In pension plans with life cover, a sum assured is paid to the nominee in case of untimely death of the policy holder. This cover is provided on deferred annuity plans during the accumulation phase.

In case of without cover annuity plans, no sum assured is given to the nominee in case of death of policy holder. However, the nominee receives the accumulated premiums paid by the policy holder.

  1. National Pension Scheme

This scheme is introduced by the government of India and is being managed by PFRDA (Pension fund regulatory and development authority).  It is a voluntary scheme in which all citizens of India can invest.

With so many options available in the market for pension plans, it becomes a cumbersome job to opt for the best pension plan. If you have not planned for your retirement yet, you should opt for the best single premium pension plan in which you are required to pay the premium only once and enjoy complete pension benefits in the annuity phase.

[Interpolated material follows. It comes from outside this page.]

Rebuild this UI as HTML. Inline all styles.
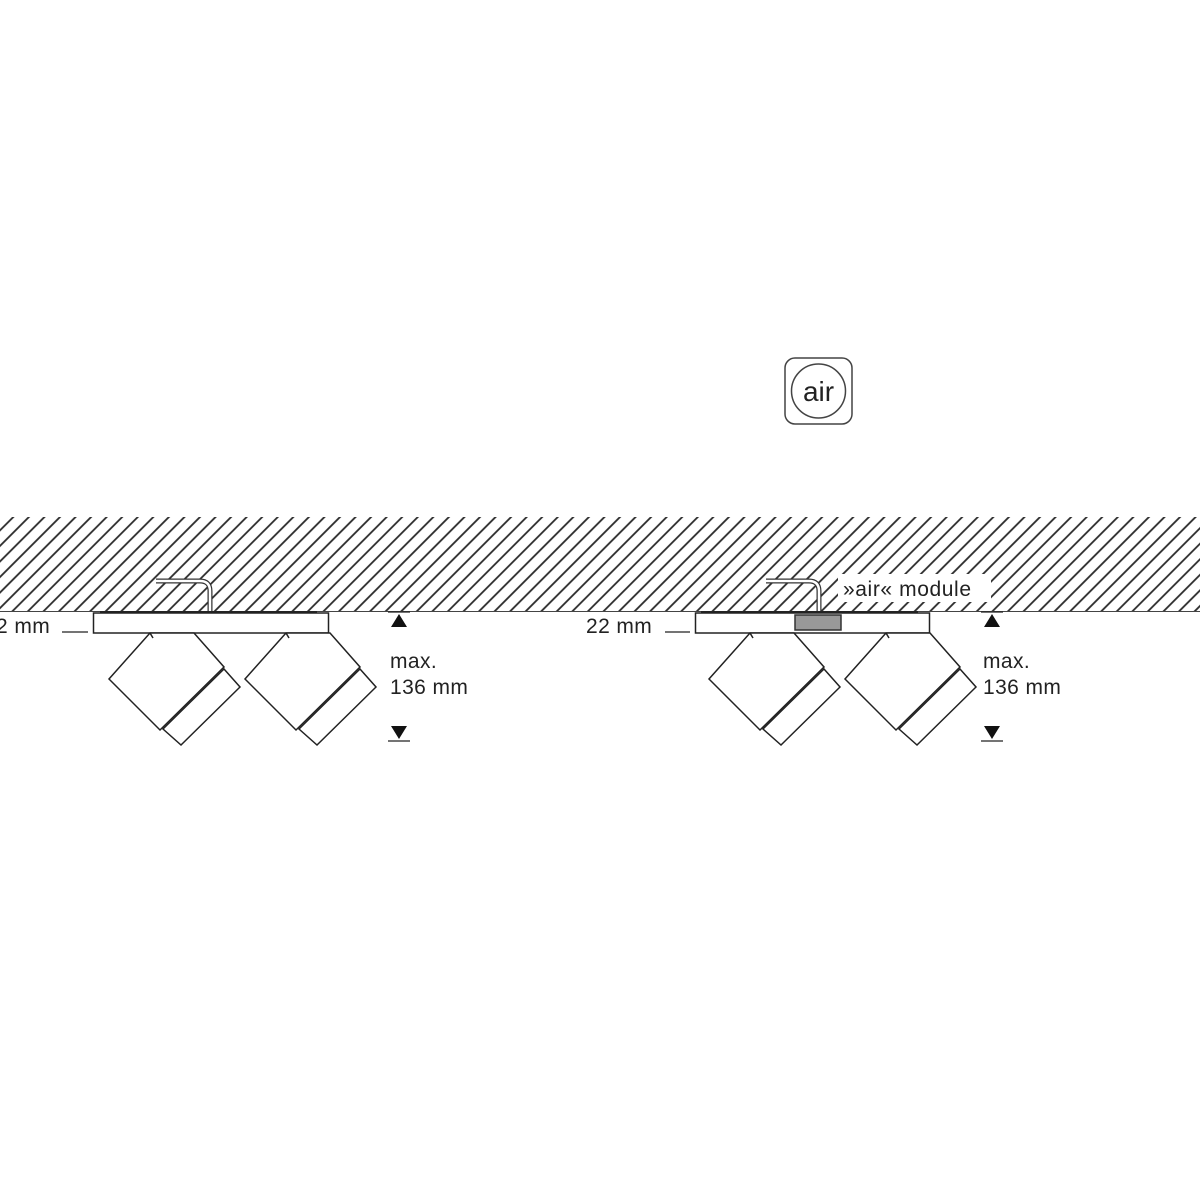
<!DOCTYPE html>
<html><head><meta charset="utf-8"><style>
html,body{margin:0;padding:0;background:#fff;}
svg{display:block}
text{font-family:"Liberation Sans",sans-serif;fill:#222}
</style></head><body>
<svg width="1200" height="1200" viewBox="0 0 1200 1200" xmlns="http://www.w3.org/2000/svg">
<defs>
<pattern id="h" patternUnits="userSpaceOnUse" width="11" height="11" patternTransform="rotate(45)">
<line x1="1" y1="0" x2="1" y2="11" stroke="#2a2a2a" stroke-width="1.8"/>
</pattern>
<g id="lamp" fill="#fff" stroke="#222" stroke-width="1.5" stroke-linejoin="miter">
<polygon points="150,633 194,633 224,667 160,730 109,679"/>
<polygon points="224,669 240,687 181,745 163,729"/>
<line x1="150" y1="633" x2="153" y2="638"/>
</g>
</defs>
<rect x="0" y="517" width="1200" height="95" fill="url(#h)"/>
<line x1="0" y1="611.5" x2="1200" y2="611.5" stroke="#444" stroke-width="1"/>
<path d="M156,581 H200 Q210,581 210,591 V612" fill="none" stroke="#333" stroke-width="5"/>
<path d="M156,581 H200 Q210,581 210,591 V612" fill="none" stroke="#fff" stroke-width="2.5"/>
<line x1="100" y1="612" x2="317" y2="612" stroke="#222" stroke-width="2"/>
<rect x="93.5" y="613" width="235" height="20" fill="#fff" stroke="#222" stroke-width="1.5"/>
<use href="#lamp"/>
<use href="#lamp" transform="translate(136,0)"/>
<path d="M766,581 H809 Q819,581 819,591 V612" fill="none" stroke="#333" stroke-width="5"/>
<path d="M766,581 H809 Q819,581 819,591 V612" fill="none" stroke="#fff" stroke-width="2.5"/>
<line x1="701" y1="612" x2="918" y2="612" stroke="#222" stroke-width="2"/>
<rect x="695.5" y="613" width="234" height="20" fill="#fff" stroke="#222" stroke-width="1.5"/>
<rect x="795" y="615" width="46" height="15" fill="#999" stroke="#333" stroke-width="1.5"/>
<rect x="838" y="574" width="153" height="28" fill="#fff"/>
<text x="843" y="596" font-size="21" letter-spacing="0.6">»air« module</text>
<use href="#lamp" transform="translate(600,0)"/>
<use href="#lamp" transform="translate(736,0)"/>
<text x="-4" y="633" font-size="21" letter-spacing="0.4">2 mm</text>
<line x1="62" y1="632" x2="88" y2="632" stroke="#222" stroke-width="1.3"/>
<line x1="388" y1="612" x2="410" y2="612" stroke="#222" stroke-width="1.3"/>
<polygon points="399,614 391,627 407,627" fill="#111"/>
<polygon points="391,726 407,726 399,739" fill="#111"/>
<line x1="388" y1="741" x2="410" y2="741" stroke="#222" stroke-width="1.3"/>
<text x="390" y="668" font-size="21" letter-spacing="0.4">max.</text>
<text x="390" y="694" font-size="21" letter-spacing="0.4">136 mm</text>
<text x="586" y="633" font-size="21" letter-spacing="0.4">22 mm</text>
<line x1="665" y1="632" x2="690" y2="632" stroke="#222" stroke-width="1.3"/>
<line x1="981" y1="612" x2="1003" y2="612" stroke="#222" stroke-width="1.3"/>
<polygon points="992,614 984,627 1000,627" fill="#111"/>
<polygon points="984,726 1000,726 992,739" fill="#111"/>
<line x1="981" y1="741" x2="1003" y2="741" stroke="#222" stroke-width="1.3"/>
<text x="983" y="668" font-size="21" letter-spacing="0.4">max.</text>
<text x="983" y="694" font-size="21" letter-spacing="0.4">136 mm</text>
<rect x="785" y="358" width="67" height="66" rx="10" fill="#fff" stroke="#444" stroke-width="1.5"/>
<circle cx="818.5" cy="391" r="27" fill="none" stroke="#444" stroke-width="1.5"/>
<text x="818.5" y="401" font-size="28" text-anchor="middle" fill="#333">air</text>
</svg>
</body></html>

Benefits of opting for Single premium plans are :

  • Beneficial to those who don’t have a stable cash inflow or fixed income
  • No need to remember the premium dates for renewal
  • Good for seasonal business owners

The tax benefits of single premium policies are in line with regular pension plans. The premium paid and maturity benefits are exempt under the income tax act.

However, the premium paid should not exceed 20% of the sum assured. In case the premium exceeds 20% of the sum assured, the balance amount will not be allowed as deduction under the income tax act. Also, the maturity benefit cannot be availed.